▸ **Extracted records**:
►
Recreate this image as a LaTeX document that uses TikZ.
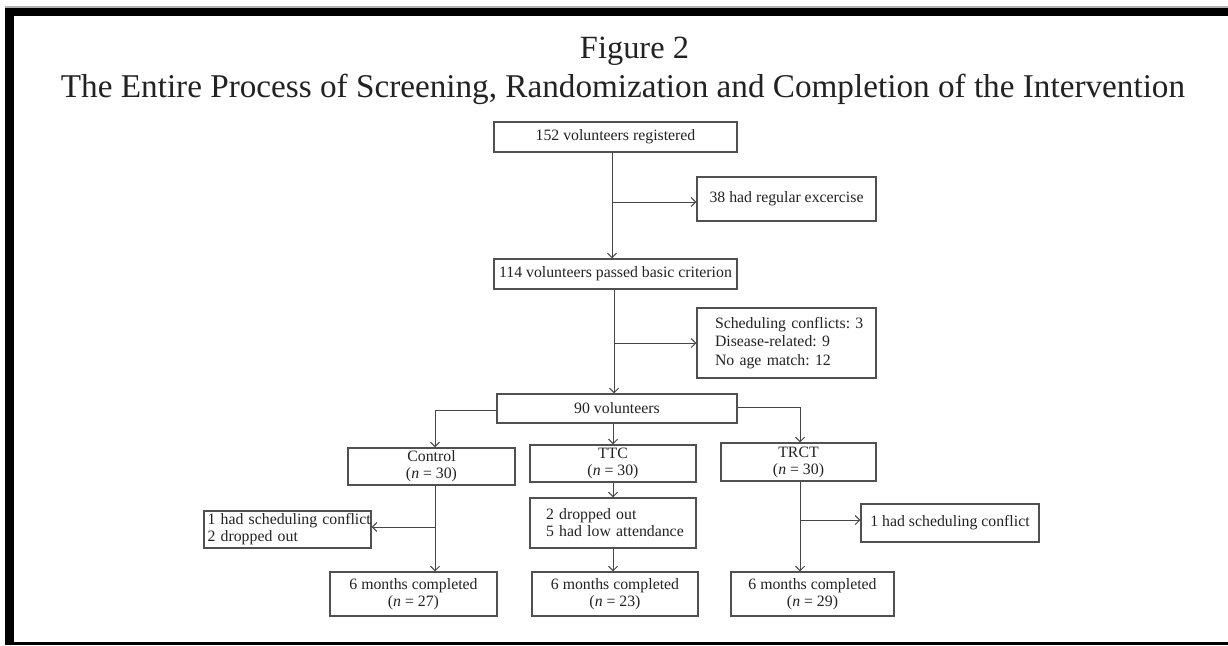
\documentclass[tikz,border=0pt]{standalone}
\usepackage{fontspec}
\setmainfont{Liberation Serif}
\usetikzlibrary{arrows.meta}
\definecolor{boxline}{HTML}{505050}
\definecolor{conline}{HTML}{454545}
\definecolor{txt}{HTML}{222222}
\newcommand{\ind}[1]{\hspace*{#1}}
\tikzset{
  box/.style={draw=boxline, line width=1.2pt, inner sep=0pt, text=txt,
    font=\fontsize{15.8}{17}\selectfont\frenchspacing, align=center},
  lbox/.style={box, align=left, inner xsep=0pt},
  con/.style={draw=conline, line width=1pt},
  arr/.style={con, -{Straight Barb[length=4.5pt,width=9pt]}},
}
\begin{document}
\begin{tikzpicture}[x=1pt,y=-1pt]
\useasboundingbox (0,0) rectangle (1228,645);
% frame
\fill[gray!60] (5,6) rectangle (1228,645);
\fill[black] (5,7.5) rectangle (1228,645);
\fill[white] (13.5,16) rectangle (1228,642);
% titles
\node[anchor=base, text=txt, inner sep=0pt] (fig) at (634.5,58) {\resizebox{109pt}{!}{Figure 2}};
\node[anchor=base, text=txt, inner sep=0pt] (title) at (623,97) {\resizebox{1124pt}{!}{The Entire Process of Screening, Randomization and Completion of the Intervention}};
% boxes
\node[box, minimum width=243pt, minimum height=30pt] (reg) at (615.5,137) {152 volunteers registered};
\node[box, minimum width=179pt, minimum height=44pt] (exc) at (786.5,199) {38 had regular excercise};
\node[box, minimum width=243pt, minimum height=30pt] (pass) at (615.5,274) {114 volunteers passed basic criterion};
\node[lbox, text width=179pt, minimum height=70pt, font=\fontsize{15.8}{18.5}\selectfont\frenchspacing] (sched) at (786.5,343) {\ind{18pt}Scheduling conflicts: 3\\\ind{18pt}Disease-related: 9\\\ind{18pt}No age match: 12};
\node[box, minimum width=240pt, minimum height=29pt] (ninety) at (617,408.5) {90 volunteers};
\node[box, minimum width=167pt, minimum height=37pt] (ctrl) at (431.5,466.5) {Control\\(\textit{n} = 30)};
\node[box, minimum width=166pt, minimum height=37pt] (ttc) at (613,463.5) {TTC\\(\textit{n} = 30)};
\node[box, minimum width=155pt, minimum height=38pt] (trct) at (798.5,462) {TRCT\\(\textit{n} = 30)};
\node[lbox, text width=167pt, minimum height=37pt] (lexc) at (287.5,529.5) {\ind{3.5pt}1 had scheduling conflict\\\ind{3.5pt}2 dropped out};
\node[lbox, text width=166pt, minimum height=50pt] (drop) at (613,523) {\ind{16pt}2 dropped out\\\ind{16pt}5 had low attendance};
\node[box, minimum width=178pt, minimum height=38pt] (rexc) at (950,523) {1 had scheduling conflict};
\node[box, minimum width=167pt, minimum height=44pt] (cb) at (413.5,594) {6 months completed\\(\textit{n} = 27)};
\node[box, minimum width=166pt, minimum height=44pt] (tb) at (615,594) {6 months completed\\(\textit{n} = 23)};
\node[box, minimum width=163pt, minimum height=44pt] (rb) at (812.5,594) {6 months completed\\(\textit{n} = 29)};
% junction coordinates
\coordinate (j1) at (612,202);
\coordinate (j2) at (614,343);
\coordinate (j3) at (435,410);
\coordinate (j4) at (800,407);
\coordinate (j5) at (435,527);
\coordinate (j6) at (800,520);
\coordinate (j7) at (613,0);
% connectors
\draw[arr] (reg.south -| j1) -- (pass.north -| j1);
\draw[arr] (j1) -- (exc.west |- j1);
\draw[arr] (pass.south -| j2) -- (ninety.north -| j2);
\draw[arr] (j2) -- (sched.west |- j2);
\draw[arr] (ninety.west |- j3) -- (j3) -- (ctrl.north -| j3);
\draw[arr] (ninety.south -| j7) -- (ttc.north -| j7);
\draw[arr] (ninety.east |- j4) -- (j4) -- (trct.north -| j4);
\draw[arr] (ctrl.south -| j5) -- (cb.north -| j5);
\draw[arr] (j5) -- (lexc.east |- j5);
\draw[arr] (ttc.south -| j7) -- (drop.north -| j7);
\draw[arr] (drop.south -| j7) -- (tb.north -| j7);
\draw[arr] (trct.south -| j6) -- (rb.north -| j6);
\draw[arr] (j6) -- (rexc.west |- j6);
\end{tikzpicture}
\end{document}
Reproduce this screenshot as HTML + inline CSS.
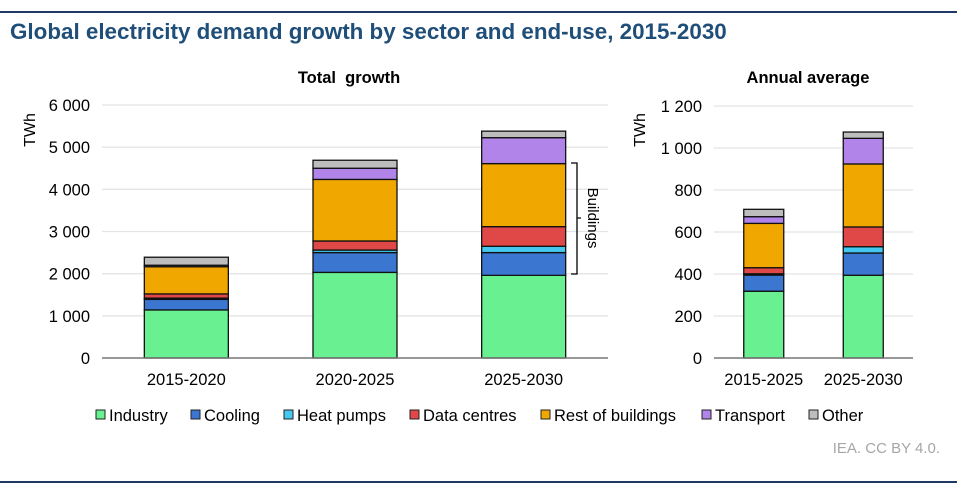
◄
▸ **What is expected**: Show all lines above holding "HTML".

▸ **Answer**:
\definecolor{boxline}{HTML}{505050}
\definecolor{conline}{HTML}{454545}
\definecolor{txt}{HTML}{222222}
Reproduce this screenshot as HTML + inline CSS.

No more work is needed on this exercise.